» Data items
=======
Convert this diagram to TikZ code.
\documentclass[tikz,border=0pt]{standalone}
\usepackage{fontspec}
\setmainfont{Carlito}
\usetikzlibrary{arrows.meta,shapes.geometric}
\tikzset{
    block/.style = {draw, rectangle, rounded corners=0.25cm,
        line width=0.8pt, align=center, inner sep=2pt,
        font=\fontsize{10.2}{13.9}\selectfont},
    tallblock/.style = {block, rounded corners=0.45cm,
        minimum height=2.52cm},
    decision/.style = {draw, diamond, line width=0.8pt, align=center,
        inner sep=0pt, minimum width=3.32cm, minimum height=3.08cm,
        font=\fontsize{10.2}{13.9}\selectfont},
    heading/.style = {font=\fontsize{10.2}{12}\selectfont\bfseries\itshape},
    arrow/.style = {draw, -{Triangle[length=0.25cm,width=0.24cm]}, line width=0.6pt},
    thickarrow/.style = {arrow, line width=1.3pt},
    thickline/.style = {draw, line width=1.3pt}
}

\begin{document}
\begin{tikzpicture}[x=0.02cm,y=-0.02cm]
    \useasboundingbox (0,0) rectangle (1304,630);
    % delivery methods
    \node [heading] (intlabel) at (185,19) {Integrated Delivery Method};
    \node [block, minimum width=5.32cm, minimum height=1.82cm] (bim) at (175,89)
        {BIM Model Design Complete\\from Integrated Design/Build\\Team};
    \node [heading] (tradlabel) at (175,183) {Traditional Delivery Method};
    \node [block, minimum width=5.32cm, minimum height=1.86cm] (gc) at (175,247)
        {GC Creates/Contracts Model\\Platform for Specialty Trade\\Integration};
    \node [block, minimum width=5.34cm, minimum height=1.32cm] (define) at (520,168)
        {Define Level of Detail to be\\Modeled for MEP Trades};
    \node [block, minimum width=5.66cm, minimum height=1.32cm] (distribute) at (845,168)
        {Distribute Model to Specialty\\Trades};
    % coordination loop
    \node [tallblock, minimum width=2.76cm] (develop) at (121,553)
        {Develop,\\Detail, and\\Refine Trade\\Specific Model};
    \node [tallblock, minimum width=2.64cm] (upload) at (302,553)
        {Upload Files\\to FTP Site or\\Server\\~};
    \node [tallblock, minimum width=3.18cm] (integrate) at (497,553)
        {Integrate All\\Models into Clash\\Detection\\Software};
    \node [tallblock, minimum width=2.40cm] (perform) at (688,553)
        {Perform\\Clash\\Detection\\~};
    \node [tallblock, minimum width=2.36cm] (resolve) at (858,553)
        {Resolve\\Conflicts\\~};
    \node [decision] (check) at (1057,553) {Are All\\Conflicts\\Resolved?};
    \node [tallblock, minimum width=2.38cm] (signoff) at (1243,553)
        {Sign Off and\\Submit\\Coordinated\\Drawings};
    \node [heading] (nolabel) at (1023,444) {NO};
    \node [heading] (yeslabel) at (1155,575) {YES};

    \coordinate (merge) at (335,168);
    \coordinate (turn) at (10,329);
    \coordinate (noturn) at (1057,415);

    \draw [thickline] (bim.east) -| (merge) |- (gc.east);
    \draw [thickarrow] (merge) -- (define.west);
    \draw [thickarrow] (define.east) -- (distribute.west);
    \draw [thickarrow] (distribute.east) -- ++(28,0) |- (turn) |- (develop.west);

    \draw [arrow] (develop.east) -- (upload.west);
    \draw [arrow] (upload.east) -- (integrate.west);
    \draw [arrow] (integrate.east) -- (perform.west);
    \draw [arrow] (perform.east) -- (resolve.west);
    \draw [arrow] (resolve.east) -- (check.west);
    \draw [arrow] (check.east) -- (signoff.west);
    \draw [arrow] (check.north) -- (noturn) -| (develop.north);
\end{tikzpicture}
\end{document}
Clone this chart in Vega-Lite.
=======
» GOAL
Each line in the material above must be retyped without alteration.

» RESULT
Convert this diagram to TikZ code.
\documentclass[tikz,border=0pt]{standalone}
\usepackage{fontspec}
\setmainfont{Carlito}
\usetikzlibrary{arrows.meta,shapes.geometric}
\tikzset{
    block/.style = {draw, rectangle, rounded corners=0.25cm,
        line width=0.8pt, align=center, inner sep=2pt,
        font=\fontsize{10.2}{13.9}\selectfont},
    tallblock/.style = {block, rounded corners=0.45cm,
        minimum height=2.52cm},
    decision/.style = {draw, diamond, line width=0.8pt, align=center,
        inner sep=0pt, minimum width=3.32cm, minimum height=3.08cm,
        font=\fontsize{10.2}{13.9}\selectfont},
    heading/.style = {font=\fontsize{10.2}{12}\selectfont\bfseries\itshape},
    arrow/.style = {draw, -{Triangle[length=0.25cm,width=0.24cm]}, line width=0.6pt},
    thickarrow/.style = {arrow, line width=1.3pt},
    thickline/.style = {draw, line width=1.3pt}
}

\begin{document}
\begin{tikzpicture}[x=0.02cm,y=-0.02cm]
    \useasboundingbox (0,0) rectangle (1304,630);
    % delivery methods
    \node [heading] (intlabel) at (185,19) {Integrated Delivery Method};
    \node [block, minimum width=5.32cm, minimum height=1.82cm] (bim) at (175,89)
        {BIM Model Design Complete\\from Integrated Design/Build\\Team};
    \node [heading] (tradlabel) at (175,183) {Traditional Delivery Method};
    \node [block, minimum width=5.32cm, minimum height=1.86cm] (gc) at (175,247)
        {GC Creates/Contracts Model\\Platform for Specialty Trade\\Integration};
    \node [block, minimum width=5.34cm, minimum height=1.32cm] (define) at (520,168)
        {Define Level of Detail to be\\Modeled for MEP Trades};
    \node [block, minimum width=5.66cm, minimum height=1.32cm] (distribute) at (845,168)
        {Distribute Model to Specialty\\Trades};
    % coordination loop
    \node [tallblock, minimum width=2.76cm] (develop) at (121,553)
        {Develop,\\Detail, and\\Refine Trade\\Specific Model};
    \node [tallblock, minimum width=2.64cm] (upload) at (302,553)
        {Upload Files\\to FTP Site or\\Server\\~};
    \node [tallblock, minimum width=3.18cm] (integrate) at (497,553)
        {Integrate All\\Models into Clash\\Detection\\Software};
    \node [tallblock, minimum width=2.40cm] (perform) at (688,553)
        {Perform\\Clash\\Detection\\~};
    \node [tallblock, minimum width=2.36cm] (resolve) at (858,553)
        {Resolve\\Conflicts\\~};
    \node [decision] (check) at (1057,553) {Are All\\Conflicts\\Resolved?};
    \node [tallblock, minimum width=2.38cm] (signoff) at (1243,553)
        {Sign Off and\\Submit\\Coordinated\\Drawings};
    \node [heading] (nolabel) at (1023,444) {NO};
    \node [heading] (yeslabel) at (1155,575) {YES};

    \coordinate (merge) at (335,168);
    \coordinate (turn) at (10,329);
    \coordinate (noturn) at (1057,415);

    \draw [thickline] (bim.east) -| (merge) |- (gc.east);
    \draw [thickarrow] (merge) -- (define.west);
    \draw [thickarrow] (define.east) -- (distribute.west);
    \draw [thickarrow] (distribute.east) -- ++(28,0) |- (turn) |- (develop.west);

    \draw [arrow] (develop.east) -- (upload.west);
    \draw [arrow] (upload.east) -- (integrate.west);
    \draw [arrow] (integrate.east) -- (perform.west);
    \draw [arrow] (perform.east) -- (resolve.west);
    \draw [arrow] (resolve.east) -- (check.west);
    \draw [arrow] (check.east) -- (signoff.west);
    \draw [arrow] (check.north) -- (noturn) -| (develop.north);
\end{tikzpicture}
\end{document}
Clone this chart in Vega-Lite.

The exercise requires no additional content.